A few blogs I read have started experimenting with video blogging and it’s made me realize that I’m not a video blog… watcher(?).

If content is written, I can read it at my leisure. I can search through it, I can get it on my Blackberry during a boring meeting, I can do pretty much whatever. I can read a few paragraphs, switch to something else, and come back. Worst case scenario, I forget where I was and I can very quickly skim the article again to jog my memory.

Audio content is OK, but not great. It demands a bit more attention.

I’m not one of those folks who can write a term paper and watch a movie and talk to someone all at the same time. The result of me trying to multitask my I/O like that is nothing gets my full attention. I won’t know what’s going on in the movie, my paper will end up taking a long time to write and won’t make sense, and the conversation will dwindle.

I bring that up because with audio content, I can’t listen while I’m working.

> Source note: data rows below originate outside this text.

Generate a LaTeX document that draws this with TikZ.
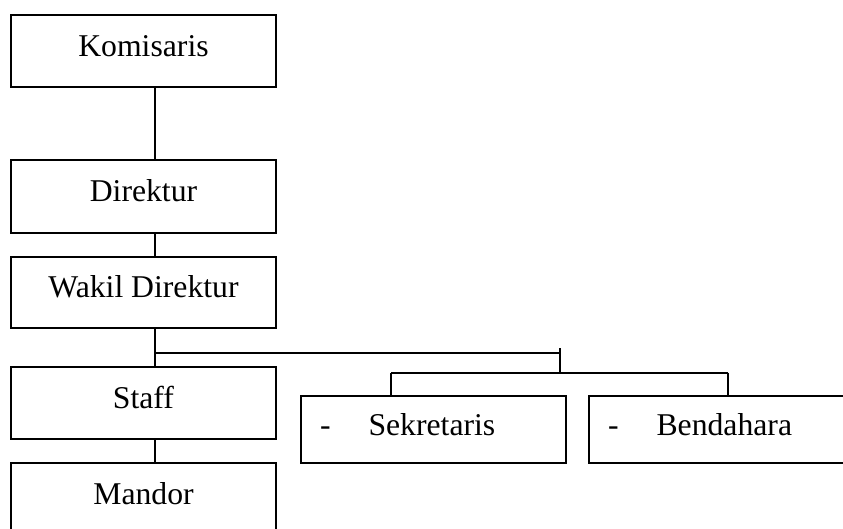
\documentclass[tikz,border=0pt]{standalone}
\usepackage{fontspec}
\setmainfont{Liberation Serif}
\begin{document}
\begin{tikzpicture}[x=1pt,y=-1pt,
  box/.style={draw,line width=1.6pt,inner sep=0pt,minimum width=265pt,
    font=\fontsize{31.7}{38}\selectfont,text height=21pt,text depth=10pt},
  listbox/.style={box,text width=227pt,inner xsep=19pt,align=left},
  link/.style={line width=1.6pt}]
\useasboundingbox (0,0) rectangle (843,529);
\clip (0,0) rectangle (843,529);
\node[box,minimum height=72pt] (kom) at (143.5,51) {Komisaris};
\node[box,minimum height=73pt] (dir) at (143.5,196.5) {Direktur};
\node[box,minimum height=71pt] (wak) at (143.5,292.5) {Wakil Direktur};
\node[box,minimum height=72pt] (staff) at (143.5,403) {Staff};
\node[box,minimum height=72pt] (mandor) at (143.5,499) {Mandor};
\node[listbox,minimum height=67pt] (sek) at (433.5,429.5) {-\hspace{38pt}Sekretaris};
\node[listbox,minimum height=67pt] (ben) at (721.5,429.5) {-\hspace{38pt}Bendahara};
\coordinate (spine) at (155,0);
\coordinate (j1) at (155,353);
\coordinate (j2) at (561,353);
\coordinate (t1) at (560,348);
\coordinate (t2) at (560,372.7);
\coordinate (b1) at (391,372.7);
\coordinate (b2) at (728,372.7);
\draw[link] (kom.south -| spine) -- (dir.north -| spine);
\draw[link] (dir.south -| spine) -- (wak.north -| spine);
\draw[link] (wak.south -| spine) -- (staff.north -| spine);
\draw[link] (staff.south -| spine) -- (mandor.north -| spine);
\draw[link] (j1) -- (j2);
\draw[link] (t1) -- (t2);
\draw[link] (b1) -- (b2);
\draw[link] (b1) -- (sek.north -| b1);
\draw[link] (b2) -- (ben.north -| b2);
\end{tikzpicture}
\end{document}
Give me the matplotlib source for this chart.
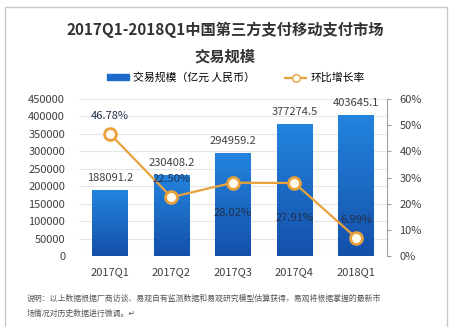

I’ll lose my train of thought. (I can listen to music, but generally stick to stuff that doesn’t have words or stuff I’ve heard so many times I don’t focus on it.) I can’t listen while I’m home, either, because generally the audio blogs/podcasts I’m into aren’t things my wife’s into.

That leaves my 15-minute-each-way daily commute. Given that, it takes me two or three days to get through an hour-long show like This American Life. Five days per week means I get about one-and-a-half podcasts in. I have to really pick and choose. In many cases, I end up doing a lot of deleting without listening because I can never catch up. (I’m looking at you, 30-minutes-three-times-a-week-Planet-Money. And has Hanselminutes been getting longer or is it just me?)

Which brings me to video blogs/podcasts/whatever. This is the worst of all worlds.

  • I can’t do anything with them while I’m working because it’s not even just audio content, it’s video, too.
  • I can’t do anything with them on my commute because it’s video. Plus, most times the video is on a site like YouTube where you can’t even download it and listen to the audio.
  • I can’t do anything with them at home because, frankly, if I’m going to sit down and watch something, there are plenty of more entertaining things I can watch to help me unwind than technical videos.

It’s the same problem I have with the phone. Instantly single-threaded. I might be able to do something that doesn’t require much brainpower at all, but basically, phone + me = useless.